The man is everywhere on Monday – splashed across the front pages of the UK and US press. Former Fed chair Alan Greenspan certainly isn’t scrimping on interviews in the promotion of his new book, The Age of Turbulence: Adventures in a New World.
But the trouble is that much of what Mr Greenspan is saying seems to be from a very old world indeed.
The housing boom, it turns out, is the fault of the Reds. The end of Communism, argues Greenspan, unleashed hundreds of millions of workers on global markets, putting downwards pressure on wages and prices and therefore on long-term interest rates.
The WSJ reports Mr Greenspan’s defence against the charge from economists that in cutting short-term interest rates to 1% in 2003 and keeping them low, his chairmanship of the Fed helped to foster the housing bubble that is now bursting.
Yves Smith at Naked Capitalism also wonders at Mr Greenspan’s revisionist account of recent history. “Greenspan seems to have forgotten that some of the people in his audience not only have good memories, but also loud voices of their own,” writes Smith, pointing to an op-ed by Paul Krugman in Monday’s New York Times which takes issues with Mr Greenspan’s depiction of himself as an old-school, small government Republican chastising the Bush regime for its lack of fiscal discipline.
Krugman tells us, au contraire, the Bush tax cuts looked doomed until Greenspan spoke in their favor before the Senate Budget Committee.

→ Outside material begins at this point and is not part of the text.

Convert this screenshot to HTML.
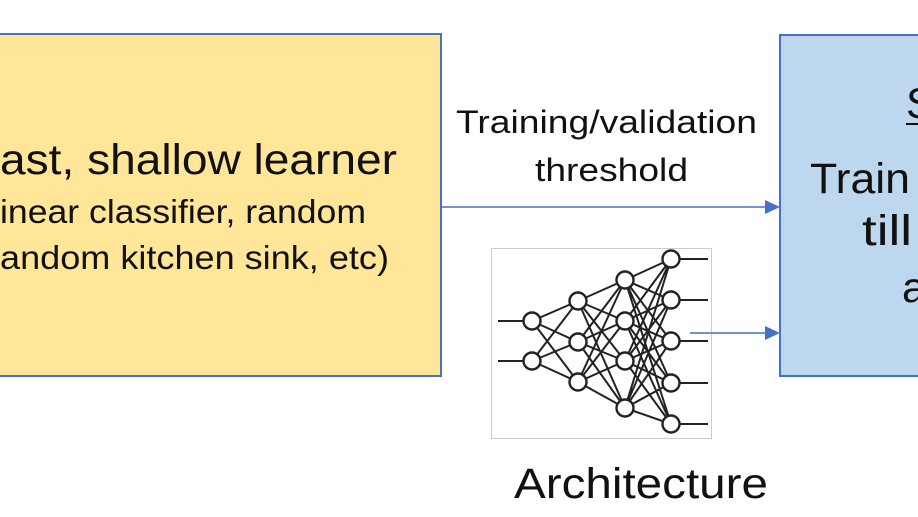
<!DOCTYPE html>
<html><head><meta charset="utf-8"><style>
html,body{margin:0;padding:0;background:#fff;width:918px;height:517px;overflow:hidden}
svg{display:block}
text{font-family:"Liberation Sans",sans-serif;fill:#111}
</style></head><body>
<svg width="918" height="517" viewBox="0 0 918 517" xmlns="http://www.w3.org/2000/svg">
<rect x="-5" y="34" width="446" height="342" fill="#FFE699" stroke="#4472C4" stroke-width="2"/>
<rect x="780" y="35" width="150" height="341" fill="#BDD7EE" stroke="#4472C4" stroke-width="2"/>
<text x="0" y="174" font-size="43" textLength="397" lengthAdjust="spacingAndGlyphs">ast, shallow learner</text>
<text x="0" y="223" font-size="33" textLength="366" lengthAdjust="spacingAndGlyphs">inear classifier, random</text>
<text x="0" y="269" font-size="33" textLength="389" lengthAdjust="spacingAndGlyphs">andom kitchen sink, etc)</text>
<text x="456" y="133" font-size="32" textLength="301" lengthAdjust="spacingAndGlyphs">Training/validation</text>
<text x="535" y="181" font-size="32" textLength="153" lengthAdjust="spacingAndGlyphs">threshold</text>
<text x="514" y="498" font-size="43" textLength="254" lengthAdjust="spacingAndGlyphs">Architecture</text>
<text x="906" y="118" font-size="43">S</text>
<line x1="906" y1="124" x2="930" y2="124" stroke="#111" stroke-width="2"/>
<text x="810" y="193" font-size="43" textLength="100" lengthAdjust="spacingAndGlyphs">Train</text>
<text x="862" y="245" font-size="43" textLength="50" lengthAdjust="spacingAndGlyphs">till</text>
<text x="902" y="302" font-size="43">a</text>
<line x1="441" y1="207" x2="766" y2="207" stroke="#4472C4" stroke-width="1.5"/>
<polygon points="780,207 765,200 765,214" fill="#4472C4"/>
<rect x="491.5" y="248.5" width="220" height="190" fill="#fff" stroke="#ccc" stroke-width="1"/>
<g stroke="#222" stroke-width="2" fill="none">
<path d="M498 321H524M498 361H524M679 259H708M679 300H708M679 341H708M679 383H708M679 424H708"/>
<path d="M532 321L578 301M532 321L578 342M532 321L578 382M532 361L578 301M532 361L578 342M532 361L578 382
M578 301L625 280M578 301L625 321M578 301L625 361M578 301L625 408
M578 342L625 280M578 342L625 321M578 342L625 361M578 342L625 408
M578 382L625 280M578 382L625 321M578 382L625 361M578 382L625 408
M625 280L671 259M625 280L671 300M625 280L671 341M625 280L671 383M625 280L671 424
M625 321L671 259M625 321L671 300M625 321L671 341M625 321L671 383M625 321L671 424
M625 361L671 259M625 361L671 300M625 361L671 341M625 361L671 383M625 361L671 424
M625 408L671 259M625 408L671 300M625 408L671 341M625 408L671 383M625 408L671 424"/>
</g>
<g stroke="#222" stroke-width="2.4" fill="#fff">
<circle cx="532" cy="321" r="8.5"/><circle cx="532" cy="361" r="8.5"/>
<circle cx="578" cy="301" r="8.5"/><circle cx="578" cy="342" r="8.5"/><circle cx="578" cy="382" r="8.5"/>
<circle cx="625" cy="280" r="8.5"/><circle cx="625" cy="321" r="8.5"/><circle cx="625" cy="361" r="8.5"/><circle cx="625" cy="408" r="8.5"/>
<circle cx="671" cy="259" r="8.5"/><circle cx="671" cy="300" r="8.5"/><circle cx="671" cy="341" r="8.5"/><circle cx="671" cy="383" r="8.5"/><circle cx="671" cy="424" r="8.5"/>
</g>
<line x1="690" y1="333" x2="766" y2="333" stroke="#4472C4" stroke-width="1.5"/>
<polygon points="780,333 765,326 765,340" fill="#4472C4"/>
</svg>
</body></html>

While some claim that Greenspan was upset as how his remarks were interpreted, he could easily have corrected any misperception.
For us poor Brits, there is even worse news in the world according to Greenspan. The UK is “more exposed” to the fallout from the squeeze on credit than the US, Mr Greenspan told the Telegraph, thanks to the stack of mortgages based off the standard variable rate, which has been pushed higher by the instability in the money markets.
In another echo from a bygone age, he warns that interest rates may have to reach double digits to control the coming surge in inflation in Britain.
Heavens above! Double-digit interest rates. How very late-80s.